ATI Talks About DirectX 10
Published: 12th July 2006 | Source: ATI Technologies |ATI Talk DirectX 10 and their Next Gen
ATI have given us an insight into DirectX 10 and their next-gen hardware. We attended a quick briefing where they gave us a run through with some reasons for the implementation of the hardware that will be running the hardware on Microsoft's next API. I'm going to try to give this a quick run-through and give you some idea of what to expect with the shiny new technology.
When reading this I would like to make sure that this is a presentation by ATI and the briefing is also by ATI. I will try my best to sum it all up but please remember that this is only the way ATI look at the whole thing. At this time I have not been able to get a comment out of nVidia on their lookout for DX10. I will try to get this in due course but please do bear this in mind.
DirectX 9 - Drawbacks
DirectX 9 comes with its prices. The GPU has to render object in the game such as guns, dust, smoke, people etc. Each of these objects comes with its own overhead from the way DX 9 handles the data
Here's a couple of slides from ATI to explain:
DirectX 10 solves this by working towards general processing units. The new Geometry Shader can manipulate Vertexes and many other types of objects. This means that it has more ways to process, access and move data. This extra level of manipulation adds a lot of headroom for developers to introduce new features into games and to utilise the GPU for more than just rendering of a scene.
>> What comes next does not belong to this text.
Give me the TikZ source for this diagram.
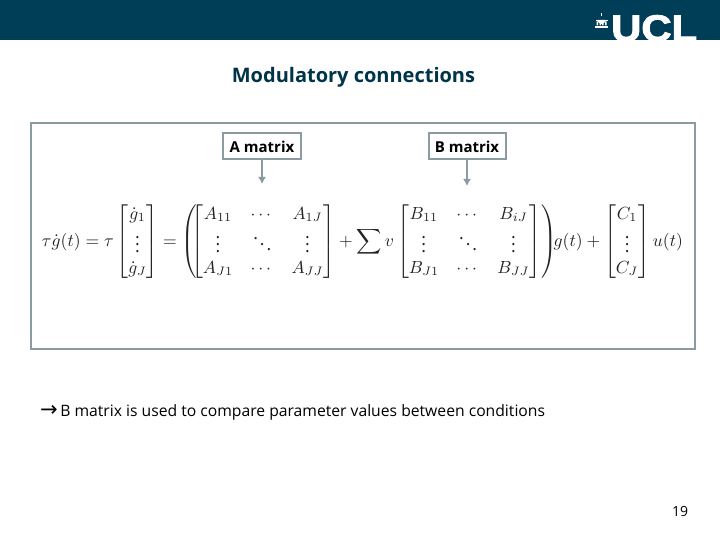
\documentclass[tikz,border=0pt]{standalone}
\usepackage{amsmath}
\usepackage{fontspec}
\setmainfont{Open Sans}
\newfontfamily\logofont[FakeBold=2.5]{Liberation Sans}
\definecolor{uclteal}{RGB}{0,61,87}
\definecolor{titleteal}{RGB}{0,52,72}
\definecolor{framegray}{RGB}{139,155,164}
\definecolor{eqgray}{RGB}{35,35,35}
\usetikzlibrary{arrows.meta}
\tikzset{
  labelbox/.style={draw=framegray,line width=2pt,fill=white,minimum width=78pt,minimum height=26pt,inner sep=0pt,font=\fontsize{15}{17}\selectfont\bfseries,text=black},
  pointer/.style={draw=framegray,line width=2pt,-{Latex[length=7pt,width=8pt]}},
}
\begin{document}
\begin{tikzpicture}[x=1pt,y=-1pt]
\useasboundingbox (0,0) rectangle (720,540);
\fill[white] (0,0) rectangle (720,540);
\fill[uclteal] (0,0) rectangle (720,40);
\begin{scope}
\clip (0,0) rectangle (720,40);
\node[anchor=base west,inner sep=0pt,text=white,font=\logofont\fontsize{37}{37}\selectfont\bfseries,xscale=1.13] (ucl) at (611,41) {UCL};
\end{scope}
% portico emblem
\fill[white] (601,13) rectangle (602,16.5);
\fill[white] (597.5,20) arc (180:0:4 and 4) -- cycle;
\fill[white] (595.5,20) rectangle (607.5,21);
\fill[white] (596.5,21.5) rectangle (598,25.5) (599.5,21.5) rectangle (601,25.5) (602,21.5) rectangle (603.5,25.5) (605,21.5) rectangle (606.5,25.5);
\fill[white] (595,26) rectangle (608,28);
\node[font=\fontsize{20}{24}\selectfont\bfseries,text=titleteal] (title) at (353.5,77) {Modulatory connections};
\node[draw=framegray,line width=2pt,minimum width=664pt,minimum height=226pt,inner sep=0pt] (frame) at (362.5,236) {};
\node[labelbox] (amat) at (262,146.5) {A matrix};
\node[labelbox,minimum width=77pt] (bmat) at (467,146.5) {B matrix};
\coordinate (atip) at (262,184);
\coordinate (btip) at (467,186);
\draw[pointer] (amat) -- (atip);
\draw[pointer] (bmat) -- (btip);
\node[text=eqgray,inner sep=0pt,font=\rmfamily] (eq) at (362.5,242) {\resizebox{641pt}{!}{$\displaystyle
\tau\dot g(t)=\tau\begin{bmatrix}\dot g_1\\ \vdots\\ \dot g_J\end{bmatrix}
=\left(\!\!\begin{bmatrix}A_{11}&\cdots&A_{1J}\\ \vdots&\ddots&\vdots\\ A_{J1}&\cdots&A_{JJ}\end{bmatrix}
+\sum v\begin{bmatrix}B_{11}&\cdots&B_{iJ}\\ \vdots&\ddots&\vdots\\ B_{J1}&\cdots&B_{JJ}\end{bmatrix}\right)\!\!g(t)+\begin{bmatrix}C_1\\ \vdots\\ C_J\end{bmatrix}u(t)$}};
\node[anchor=west,inner sep=0pt,text=black,font=\fontsize{15.7}{19}\selectfont] (note) at (40,412) {{\fontspec{DejaVu Sans}\fontsize{21}{21}\selectfont →}\hspace{2.5pt}B matrix is used to compare parameter values between conditions};
\node[font=\fontsize{14}{16}\selectfont,text=black] (page) at (680,511) {19};
\end{tikzpicture}
\end{document}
This is the bit where it all gets a bit technical. ATI have made this slide so I'll let them show you:
Now here's where ATI step in. They have worked closely with Microsoft on this version of their DirectX. The API is very much targeted towards a unified architecture and way of working. In a traditional GPU you have one set of pipelines working whilst the other set sits there waiting for the "right" type of outputs. Once again ATI's slide shows this succinctly.
ATI say that this will mean that they can fully load up all shader pipelines with all of the data without waiting for each separate unit to do their own thing. This means both Vertex shading and Pixel shading going through these multi-purpose units.
Pixels and Geometry
According to ATI, upcoming games are going to be both Geometry and Pixel compute intensive. This means that things like HDR, depth of field and motion blur will increase dramatically. We are already seeing this with the Tech demo's from Valve for Day of Defeat: Source and the gorgeous looking Crisis with its realistic depth of field will be able to be computed on the GPU. This frees up the CPU and also gives the GPU extra tasks that it can theoretically do.
This is things like processing Physics (I'll get to that later), Morphing, Sorting Image post-processing and lots of other things. Potentially DX10 and Unified
Shader will mean that developers can use the general purpose CPU to compute AI and other things that have sometimes been lacking in modern games.